A história do Capuchinho Vermelho conta-se em duas penadas: uma menina vai visitar a avó doente, através de um caminho na floresta, e um lobo quer comê-la, mas receia fazê-lo
A Rapariga do Capuz Vermelho serve-se do título apenas como ardil. Em vez de inovar e expandir o conto dos Grimm ou de Perrault, plagia o conceito de A Companhia dos Lobos (1984), do mesmo Neil Jordan que surpreendeu igualmente ao abordar o universo vampírico (Entrevista Com O Vampiro, 1994). A realizadora Catherine Hardwicke, expulsa da saga Crepúsculo (2009) depois do primeiro tomo, manifesta saudades de Jacob e transforma o lobo do Capuchinho num lobisomem de CGI extremamente económico, tanto em técnica quanto narrativa, ao ponto de até ser bicho com aversão por prata. Como de lobisomens está o inferno cheio, abre-se o campo à inclusão de um ambiente roubado a As Bruxas de Salém, dramaturgia de Arthur Miller escrita em 1953 para reflectir sobre a lista negra do Senador McCarthy, mas dramatizando eventos reais de 1692, para confundir políticos menos capazes. Assim, impregna-se a aldeia do Capuchinho Vermelho com a desconfiança generalizada dos vizinhos e a acusação de bruxaria a mulheres locais. Porque Stephen Sommers pôs tudo o que era monstro sagrado da literatura no mesmo saco e abanou (Van Helsing, 2004), A Rapariga do Capuz Vermelho é, uma vez mais, pronta a copiar e introduz um padre de espada e armadura, a fazer as vezes do caçador de vampiros de Bram Stoker e ainda de inquisidor da Santa Sé, que se sabe que, de santa, nunca teve nada, e até há lugar para forjar uma espécie de O Homem da Máscara de Ferro.

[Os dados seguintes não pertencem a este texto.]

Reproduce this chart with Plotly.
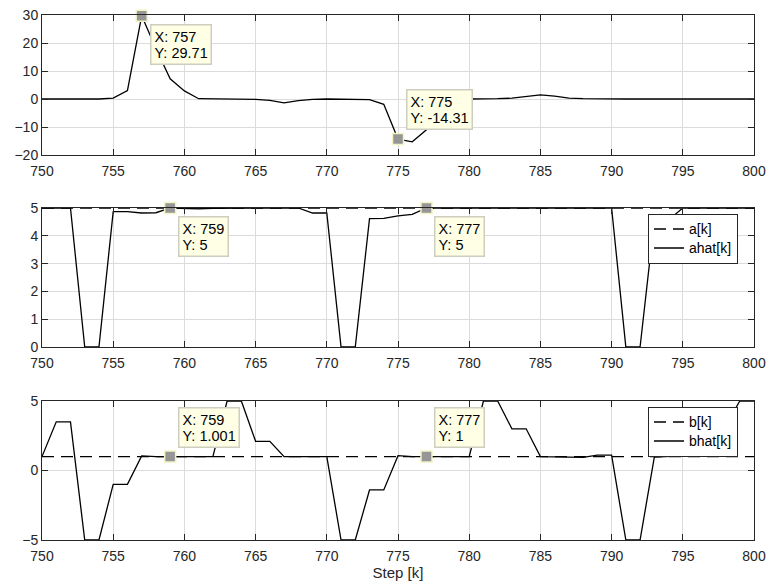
import plotly.graph_objects as go

# ---- data -------------------------------------------------------------
steps = list(range(750, 801))

# prediction error e[k]
error_k = [0, 0, 0, 0, 0, 0.3, 3.0, 29.71, 18.0, 7.2,
           2.9, 0.1, 0, 0, 0, -0.1, -0.5, -1.4, -0.6, -0.1,
           0, 0, 0, -0.2, -1.9, -14.31, -15.3, -11.0, -4.0, -0.5,
           0, 0, 0.1, 0.3, 0.8, 1.5, 1.0, 0.3, 0.1, 0,
           0, 0, 0, 0, 0, 0, 0, 0, 0, 0, 0]

# true parameters and their estimates
A_TRUE = 5.0
B_TRUE = 1.0
ahat_k = [5, 5, 5, 0, 0, 4.87, 4.87, 4.82, 4.83, 5,
          4.98, 4.97, 4.99, 5, 5, 5, 5, 5, 5, 4.82,
          4.82, 0, 0, 4.62, 4.63, 4.72, 4.77, 5, 5, 5,
          5, 5, 5, 5, 5, 5, 5, 5, 5, 5,
          5, 0, 0, 4.55, 4.57, 5, 5, 5, 5, 5, 5]
bhat_k = [1.0, 3.5, 3.5, -5, -5, -1.0, -1.0, 1.05, 1.0, 1.001,
          1.0, 1.0, 1.0, 5, 5, 2.1, 2.1, 1.0, 1.0, 1.0,
          1.0, -5, -5, -1.4, -1.4, 1.07, 1.0, 1.0, 1.0, 1.0,
          1.0, 5, 5, 3.0, 3.0, 1.0, 1.0, 0.95, 0.95, 1.1,
          1.1, -5, -5, 0.97, 1.0, 1.05, 1.1, 2.1, 3.2, 5, 5]
a_k = [A_TRUE] * len(steps)
b_k = [B_TRUE] * len(steps)

# data-cursor positions per panel
tips_e = [757, 775]
tips_a = [759, 777]
tips_b = [759, 777]

x_ticks = [750, 755, 760, 765, 770, 775, 780, 785, 790, 795, 800]
y_ticks_e = [-20, -10, 0, 10, 20, 30]
y_ticks_a = [0, 1, 2, 3, 4, 5]
y_ticks_b = [-5, 0, 5]

# ---- styling ----------------------------------------------------------
W, H = 766, 582
FONT = "Liberation Sans, Arial, Helvetica, sans-serif"
INK = "#262626"
GRID = "#dcdcdc"
LINE_W = 1.3

x_dom = [42 / W, 754 / W]
def ydom(top_px, bot_px):
    return [1 - bot_px / H, 1 - top_px / H]

def big(txt, px):
    # larger glyphs while the line pitch follows the smaller base font
    return f"<span style='font-size:{px}px'>{txt}</span>"

fig = go.Figure()

def line(x, y, xa, ya, name, dash="solid", legend=None, show=False):
    fig.add_trace(go.Scatter(
        x=x, y=y, mode="lines", name=big(name, 14), xaxis=xa, yaxis=ya,
        line=dict(color="black", width=LINE_W, dash=dash),
        showlegend=show, legend=legend, hoverinfo="skip"))

line(steps, error_k, "x", "y", "e[k]")
line(steps, a_k, "x2", "y2", "a[k]", dash="12px,7px", legend="legend", show=True)
line(steps, ahat_k, "x2", "y2", "ahat[k]", legend="legend", show=True)
line(steps, b_k, "x3", "y3", "b[k]", dash="12px,7px", legend="legend2", show=True)
line(steps, bhat_k, "x3", "y3", "bhat[k]", legend="legend2", show=True)

annotations = []

def add_tips(tip_steps, series, xa, ya, place):
    xs = list(tip_steps)
    ys = [series[steps.index(s)] for s in xs]
    fig.add_trace(go.Scatter(
        x=xs, y=ys, mode="markers", xaxis=xa, yaxis=ya, showlegend=False,
        cliponaxis=False, hoverinfo="skip",
        marker=dict(symbol="square", size=11, color="#969696",
                    line=dict(color="#f3f3c4", width=1.5))))
    for (sx, sy), pos in zip(zip(xs, ys), place):
        annotations.append(dict(
            x=sx, y=sy, xref=xa, yref=ya, showarrow=False,
            text=big(f"X: {sx}", 14.5) + "<br>" + big(f"Y: {sy:.4g}", 14.5),
            align="left", xanchor="left", yanchor=pos, xshift=8,
            yshift=-8 if pos == "top" else 9,
            bgcolor="#ffffe6", bordercolor="#cdcdc0", borderwidth=1.5,
            borderpad=3, font=dict(family=FONT, size=12.5, color="black")))

add_tips(tips_e, error_k, "x", "y", ["top", "bottom"])
add_tips(tips_a, ahat_k, "x2", "y2", ["top", "top"])
add_tips(tips_b, bhat_k, "x3", "y3", ["bottom", "bottom"])

def xaxis(anchor, title=None):
    d = dict(domain=x_dom, anchor=anchor, range=[750, 800], automargin=False,
             tickmode="array", tickvals=x_ticks, ticklabelstandoff=3,
             showgrid=True, gridcolor=GRID, gridwidth=1, zeroline=False,
             showline=True, linecolor=INK, linewidth=1, mirror="ticks",
             ticks="inside", ticklen=6, tickcolor=INK, tickwidth=1,
             tickfont=dict(family=FONT, size=14, color=INK))
    if title:
        d["title"] = dict(text=title, standoff=0,
                          font=dict(family=FONT, size=15, color=INK))
    return d

def yaxis(anchor, dom, rng, ticks):
    return dict(domain=dom, anchor=anchor, range=rng, automargin=False,
                tickmode="array", tickvals=ticks,
                showgrid=True, gridcolor=GRID, gridwidth=1, zeroline=False,
                showline=True, linecolor=INK, linewidth=1, mirror="ticks",
                ticks="inside", ticklen=6, tickcolor=INK, tickwidth=1,
                tickfont=dict(family=FONT, size=14, color=INK))

legend_style = dict(bgcolor="white", bordercolor=INK, borderwidth=1,
                    font=dict(family=FONT, size=12, color="black"),
                    xanchor="right", yanchor="middle", traceorder="normal",
                    itemwidth=30, tracegroupgap=0)

fig.update_layout(
    width=W, height=H, margin=dict(l=0, r=0, t=0, b=0),
    paper_bgcolor="white", plot_bgcolor="white",
    xaxis=xaxis("y"), xaxis2=xaxis("y2"), xaxis3=xaxis("y3", "Step [k]"),
    yaxis=yaxis("x", ydom(15, 155), [-20, 30], y_ticks_e),
    yaxis2=yaxis("x2", ydom(208, 347), [0, 5], y_ticks_a),
    yaxis3=yaxis("x3", ydom(401, 540), [-5, 5], y_ticks_b),
    legend=dict(x=738 / W, y=1 - 238.5 / H, **legend_style),
    legend2=dict(x=738 / W, y=1 - 431.5 / H, **legend_style),
    annotations=annotations,
    hovermode=False,
)

fig.write_html("out.html")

Catherine Hardwicke, a cumprir as expectativas, não era a pessoa indicada para realizar mais uma história de sobrenatural adolescente. Aliás, pô-la atrás das câmaras é, inevitavelmente, equivalente a transformar uma grande encenação da Broadway numa modesta peça de escola.
Em mãos despreocupadamente incompetentes, a história tropeça de cliché em cliché, num amadorismo inadmissível que cruza na diagonal toda a produção. Não é só Hardwicke ou o CGI, também os actores revelam desnorte, a excluir Amanda Seyfried e Julie Christie, que se aguentam nos seus postos. O outrora fantástico Gary Oldman perde-se em excessiva lascívia, o que faz dele imediata persona non grata; Lucas Haas é a mais famosa testemunha de um crime numa casa de banho pública (A Testemunha, 1985), mas exprimir uma facada nas costas é coisa que ninguém se lembrou de ensiná-lo a fazer; Virgínia Madsen não tenta fazer mais com o que não tem. De Crepúsculo, Catherine Hardwicke não trouxe só o actor Billy Burke (o pai de Bella), mas também aquele que ela queria por força que representasse Edward Cullen (Shiloh Fernandez), mas Kristen Stewart rejeitou. Curiosamente, também Amanda Seyfried tentou recusá-lo
A Vila (2004), de M. Night Shyamalan, é a prova de que o material original dava para mangas, não só vermelhas, como muito mais criativas. Mas, não; tem-se apenas uma minúscula aldeia de lenhadores sem fibra, assustados perante um lobisomem durante vinte anos e a baixarem a cabeça ao salvador de cruz ao peito; onde uma mãe conta à filha da ilegitimidade da irmã desta, em plena praça cheia de gente, mas o sussurro deve ser suficiente para assegurar o segredo; se mata um lobo raquítico e se insiste que é a besta que amedrontou duas gerações; se diz que o lobisomem rompeu as tréguas que este nunca assinou com as suas patas pouco dadas a segurar canetas.
Insiste-se que o lobisomem é um morador da aldeia, de modo a instalar a desconfiança. Mas, se há uma lua cheia a cada trinta dias, como é possível que os familiares do lobisomem, em casebres de uma assoalhada com uma cortina a transformar em duas, nunca tenham percebido que este passou fora de casa duzentas e quarenta noites, precisamente as noites em que toda a gente tinha medo de pôr um pé fora da porta?